I've been posting my concern over Iran for a while, but I found this post I wrote back in January:

I have known people against the war. But they aren't against the war for the same reason my lefty friends are. No, it's a whole different kind of reason. I mentioned this thing with Iran to one of them.

"We better not go into Iran," she said.

"Why not?," I asked. "Are you sick of war? I know I am too. I hate the thought of any more...but..."

"No, no. It's not that. It's just..why should we care about them? We proved our point after 9-11. Let's just focus on building some walls and securing our borders. Let's stop letting the Muslims come here and just let them blow themselves up over there. If we leave them alone long enough they will destroy each other. Good riddance"

Alright then. I see this attitude sometimes. The "who cares about them, let's focus on us" kind of thing and more people feel that way than you might imagine.

Many on the right might argue that if we don't do something about the Middle East now, then it will come back to haunt us later. They argue that if we retreat it will only give our enemy more of a feeling of power. To them it is all about keeping us safe by killing the enemy there.

But is it so hard to believe that many of us have been touched by what we have seen on our television screen? A world so backwards that at first you think you are watching a movie about the world long ago. The streets are dusty and people dress as Jesus did. Women are covered in burkas and there is no music in the air, no young girls putting on makeup or fixing their hair. Everyone has lost a loved one to brutality in one way or another. There is concrete and sadness. Has it always been this way. Will it always be?

And what about Iran? A world even worse than Saddam's Iraq. I read in Vanity Fair and posted here about the young girl hanged from a crane in the middle of the city for having sex. As much as I hate so many things about America, it's abortion and pornography, I would hate more an America where we aren't free to decide what we want in our country. I would hate an America that punishes it's sinners of the soul. We can scold them, we can protest them, we can vote them out, we can forgive them, and we can love them. But the sins of our souls is the sad slow dance we have with God and it is ours alone.

Is it so hard to believe that so many of us want a better world for those imprisoned in a desert void of dreams? Where a girl doesn't have to hide her life behind folds of cloth? Where men don't see heaven as a virginal brothel?

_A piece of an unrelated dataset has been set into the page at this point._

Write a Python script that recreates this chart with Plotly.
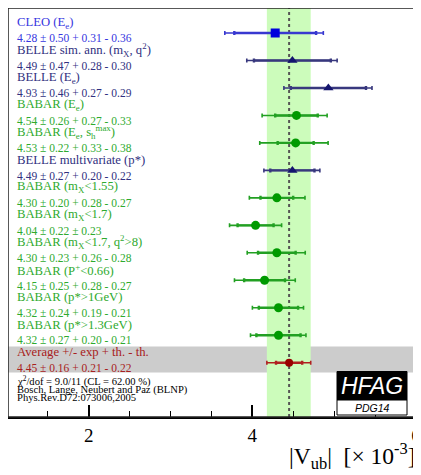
import plotly.graph_objects as go
import numpy as np

# ---- data ----
names = [
    "CLEO (E<sub>e</sub>)",
    "BELLE sim. ann. (m<sub>X</sub>, q<sup>2</sup>)",
    "BELLE (E<sub>e</sub>)",
    "BABAR (E<sub>e</sub>)",
    "BABAR (E<sub>e</sub>, s<sub>h</sub><sup>max</sup>)",
    "BELLE multivariate (p*)",
    "BABAR (m<sub>X</sub>&lt;1.55)",
    "BABAR (m<sub>X</sub>&lt;1.7)",
    "BABAR (m<sub>X</sub>&lt;1.7, q<sup>2</sup>&gt;8)",
    "BABAR (P<sup>+</sup>&lt;0.66)",
    "BABAR (p*&gt;1GeV)",
    "BABAR (p*&gt;1.3GeV)",
]
experiments = ["CLEO", "BELLE", "BELLE", "BABAR", "BABAR", "BELLE",
               "BABAR", "BABAR", "BABAR", "BABAR", "BABAR", "BABAR"]
values = [4.28, 4.49, 4.93, 4.54, 4.53, 4.49, 4.30, 4.04, 4.30, 4.15, 4.32, 4.32]
exp_err = [0.50, 0.47, 0.46, 0.26, 0.22, 0.27, 0.20, 0.22, 0.23, 0.25, 0.24, 0.27]
th_plus = [0.31, 0.28, 0.27, 0.27, 0.33, 0.20, 0.28, 0.23, 0.26, 0.28, 0.19, 0.20]
th_minus = [0.36, 0.30, 0.29, 0.33, 0.38, 0.22, 0.27, 0.23, 0.28, 0.27, 0.21, 0.21]

avg_name = "Average +/- exp + th. - th."
avg_value = 4.45
avg_exp = 0.16
avg_th_plus = 0.21
avg_th_minus = 0.22

footer = [
    "χ<sup>2</sup>/dof = 9.0/11 (CL = 62.00 %)",
    "Bosch, Lange, Neubert and Paz (BLNP)",
    "Phys.Rev.D72:073006,2005",
]
x_ticks = [2, 4, 6]

# ---- styles ----
styles = {
    "CLEO": dict(marker="square", mcolor="#0000dd", bcolor="#3838d0", tcolor="#3535e0"),
    "BELLE": dict(marker="triangle-up", mcolor="#15156e", bcolor="#38387e", tcolor="#303080"),
    "BABAR": dict(marker="circle", mcolor="#009a00", bcolor="#22a022", tcolor="#2eaa2e"),
    "AVG": dict(marker="circle", mcolor="#990000", bcolor="#b02020", tcolor="#a82020"),
}

SERIF = "Liberation Serif, Times New Roman, serif"

# page geometry (page body adds 8px offset)
OFF = 8
PL, PR, PT, PB = 8, 416, 8, 417   # plot area in page pixels
PW, PH = PR - PL, PB - PT

def px2paper_x(xpx):
    return (xpx - PL) / PW

def px2paper_y(ypx):
    return (PB - ypx) / PH

fig = go.Figure()

def fmt(v, e, tp, tm):
    if abs(tp - tm) < 1e-9:
        return f"{v:.2f} ± {e:.2f} ± {tp:.2f}"
    return f"{v:.2f} ± {e:.2f} + {tp:.2f} - {tm:.2f}"

rows = []
for i in range(len(values)):
    rows.append((i, values[i], exp_err[i], th_plus[i], th_minus[i], names[i], experiments[i]))
rows.append((len(values), avg_value, avg_exp, avg_th_plus, avg_th_minus, avg_name, "AVG"))

n_rows = len(rows)
annotations = []
TX = px2paper_x(15)
for (i, v, e, tp, tm, nm, ex) in rows:
    st = styles[ex]
    tot_p = float(np.sqrt(e**2 + tp**2))
    tot_m = float(np.sqrt(e**2 + tm**2))
    # outer (total) error
    fig.add_trace(go.Scatter(
        x=[v], y=[i], mode="markers",
        marker=dict(size=1, color="rgba(0,0,0,0)"),
        error_x=dict(type="data", symmetric=False, array=[tot_p], arrayminus=[tot_m],
                     color=st["bcolor"], thickness=1.6, width=2),
        showlegend=False, hoverinfo="skip"))
    # inner (exp) error
    fig.add_trace(go.Scatter(
        x=[v], y=[i], mode="markers",
        marker=dict(size=9 if ex != "AVG" else 8, color=st["mcolor"], symbol=st["marker"]),
        error_x=dict(type="data", symmetric=True, array=[e],
                     color=st["bcolor"], thickness=2.4, width=2),
        showlegend=False, hoverinfo="skip"))
    annotations.append(dict(xref="paper", yref="y", x=TX, y=i - 0.38, text=nm,
                            showarrow=False, xanchor="left", yanchor="middle",
                            font=dict(family=SERIF, size=12.7, color=st["tcolor"])))
    annotations.append(dict(xref="paper", yref="y", x=TX, y=i + 0.19, text=fmt(v, e, tp, tm),
                            showarrow=False, xanchor="left", yanchor="middle",
                            font=dict(family=SERIF, size=11.5, color=st["tcolor"])))

for k, (txt, yy) in enumerate(zip(footer, [12.67, 12.99, 13.28])):
    annotations.append(dict(xref="paper", yref="y", x=TX, y=yy, text=txt,
                            showarrow=False, xanchor="left", yanchor="middle",
                            font=dict(family=SERIF, size=10.6, color="black")))

# axis title
annotations.append(dict(xref="paper", yref="paper", x=px2paper_x(418), y=px2paper_y(456),
                        text="|V<sub>ub</sub>|&nbsp;&nbsp;[× 10<sup>-3</sup>]",
                        showarrow=False, xanchor="right", yanchor="middle",
                        font=dict(family=SERIF, size=23.5, color="black")))

# HFAG logo
annotations.append(dict(xref="paper", yref="paper", x=px2paper_x(372), y=px2paper_y(386),
                        text="<i>HFAG</i>", showarrow=False, xanchor="center", yanchor="middle",
                        font=dict(family="Liberation Sans, Arial, sans-serif", size=23, color="white")))
annotations.append(dict(xref="paper", yref="paper", x=px2paper_x(372), y=px2paper_y(407.5),
                        text="<i>PDG14</i>", showarrow=False, xanchor="center", yanchor="middle",
                        font=dict(family="Liberation Sans, Arial, sans-serif", size=10.5, color="black")))

tot_avg_p = float(np.sqrt(avg_exp**2 + avg_th_plus**2))
tot_avg_m = float(np.sqrt(avg_exp**2 + avg_th_minus**2))

ROW0 = 33.0      # page y of first row
ROWH = 27.475    # px per row

shapes = [
    # gray average band
    dict(type="rect", xref="paper", yref="y", x0=0, x1=1, y0=n_rows - 1 - 0.59, y1=n_rows - 1 + 0.36,
         fillcolor="#cccccc", line=dict(width=0), layer="below"),
    # green band
    dict(type="rect", xref="x", yref="paper", x0=avg_value - tot_avg_m, x1=avg_value + tot_avg_p,
         y0=0, y1=1, fillcolor="#ccfcbb", line=dict(width=0), layer="below"),
    # dotted average line
    dict(type="line", xref="x", yref="paper", x0=avg_value, x1=avg_value, y0=0, y1=1,
         line=dict(color="#555555", width=2, dash="dot"), layer="below"),
    # logo black box
    dict(type="rect", xref="paper", yref="paper", x0=px2paper_x(337), x1=px2paper_x(407),
         y0=px2paper_y(400), y1=px2paper_y(371.5), fillcolor="black", line=dict(color="black", width=1)),
    # logo white box
    dict(type="rect", xref="paper", yref="paper", x0=px2paper_x(337), x1=px2paper_x(407),
         y0=px2paper_y(415), y1=px2paper_y(400), fillcolor="white", line=dict(color="black", width=1)),
    # frame
    dict(type="rect", xref="paper", yref="paper", x0=0, x1=1, y0=0, y1=1,
         line=dict(color="#222222", width=1.5), fillcolor="rgba(0,0,0,0)"),
]

y_top = (PT - ROW0) / ROWH
y_bot = (PB - ROW0) / ROWH
x_scale = 81.8
x_min = 2 - (88.7 - PL) / x_scale
x_max = x_min + PW / x_scale

W, H = 421 - OFF, 475 - OFF
fig.update_layout(
    width=W, height=H,
    margin=dict(l=PL - OFF, r=W - (PR - OFF), t=PT - OFF, b=H - (PB - OFF), autoexpand=False),
    paper_bgcolor="white", plot_bgcolor="white",
    showlegend=False,
    annotations=annotations,
    shapes=shapes,
    xaxis=dict(range=[x_min, x_max], tickvals=x_ticks, ticktext=[str(t) for t in x_ticks],
               ticks="inside", ticklen=12, tickwidth=1.5, tickcolor="black",
               minor=dict(dtick=0.5, tick0=1, ticks="inside", ticklen=6, tickwidth=1.2, tickcolor="black"),
               showgrid=False, zeroline=False, showline=True, linecolor="black", linewidth=2,
               tickfont=dict(family=SERIF, size=19, color="black"), fixedrange=True),
    yaxis=dict(range=[y_bot, y_top], showticklabels=False, ticks="", showgrid=False,
               zeroline=False, showline=False, fixedrange=True),
)

fig.write_html("out.html")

This world has held fast to a backward time for far too long. The birth into this century, I fear, will be a bloody and painful one. Even more bloody and painful than it has already been. Great things come at great costs. I don't have the answers and I wish to God they didn't involve war, but when a creature attacks you, do you hope to pacify it? Or do you fight like hell to kill it before it kills you? Especially when you know that beast has caused so much suffering of others and if you defeat it, then the suffering eases and the world is not so much afraid.

Don't try and tell me that we are just 2 faces of the same coin. We are not.

Because we are free.

And no one can ever convince me that being free isn't always....right.